Of course, English time and Narnia time are not related, so you might say that this fifth point is irrelevant to the question of timing within Narnia.

However, my whole argument in ‘Planet Narnia’ is that Lewis wrote the Chronicles carefully. The apparent carelessness of the time-frame in PC is just that: apparent, not real. It only seem careless if we think that Lewis would be principally concerned with linear thinking and strict chronological logic. It’s this kind of thinking that
arraigns Lewis for introducing Father Christmas into LWW. Father Christmas doesn’t belong in a world which doesn’t know a character called ‘Christ’, - not if we’re thinking logically; but if we’re thinking atmospherically he DOES belong in a Jovial world such as LWW presents, because Father Christmas is the Jovial character par excellence.

So, with PC: my point isn’t that ‘Greenroof’ is the Narnian
equivalent of the English month of March, - a period of time running between February and April. My point is simply this: that in the real world March is the ONLY month named after one of the seven planets, and that in Narnia Greenroof is the ONLY Narnian month that Lewis ever names. Given all the other Martial elements in the tale, I think this isn’t
coincidental. Nor is it coincidental that the children, once they’re back in England, find themselves in late March or early April. That is just what we’d expect, given the particular connection between Mars and March and given the fact that they have just been through an intensely Martial experience.
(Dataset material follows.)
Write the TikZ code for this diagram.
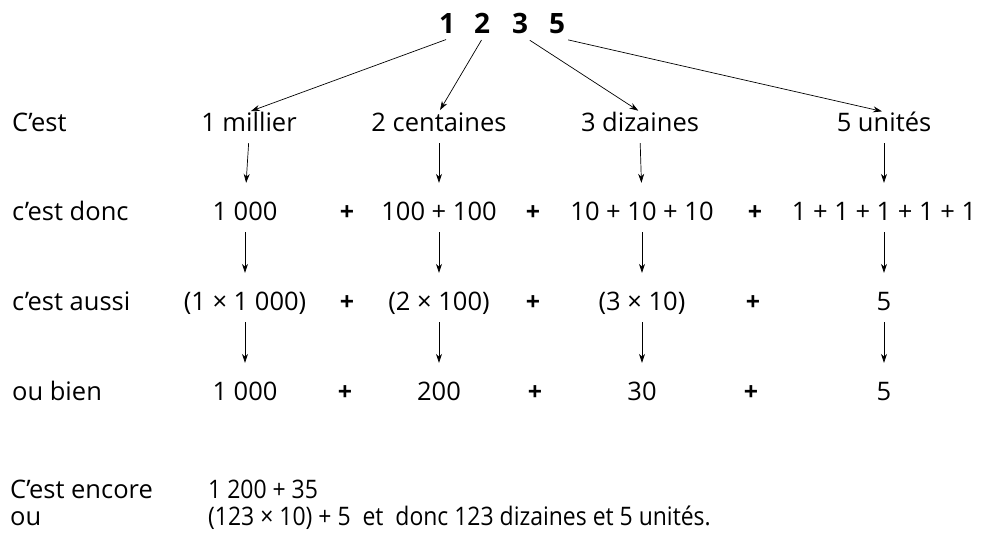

They have got through “March/Greenroof” (that is, a Martial season in their lives) to midsummer in Narnia; now they are about to enjoy summer all over again in England. (It’s rather as how Orual enjoys two harvests, one immediately after the other in TWHF, chapter 21.)

Lewis isn’t concerned with strict logic; he’s concerned with
atmosphere. (He said as much to George Sayer; see Sayer’s biography of Lewis, page 191.) In this regard, we can see why apples play such a large part in the story, even though they belong neither in March nor midsummer.

Apples DO belong in a Martial story from the atmospheric point of view because Mars’s sister, Eris, the goddess of war, was famously associated with the apple of strife. Colluthus talks about how Eris “took the fruit that should be the harbinger of war, even the apple, and devised the scheme of signal woes”. Lewis alludes to this passage
in the closing paragraph of ‘The Problem of Pain’ when he mentions the ‘golden apple of selfhood’ which becomes the ‘apple of discord’. I feel sure that this is why he features apples so strongly at the beginning of PC when the children find ‘large yellowish-golden apples’ all over the orchard. Even Cornelius adds ‘an apple or so’ to Caspian’s packed meal in his satchel. The way the taste of the roasted apple works all through the meat from the bear (Ch. 10) is a good image of how the Martial flavour works its way through the whole story of ‘Prince Caspian’.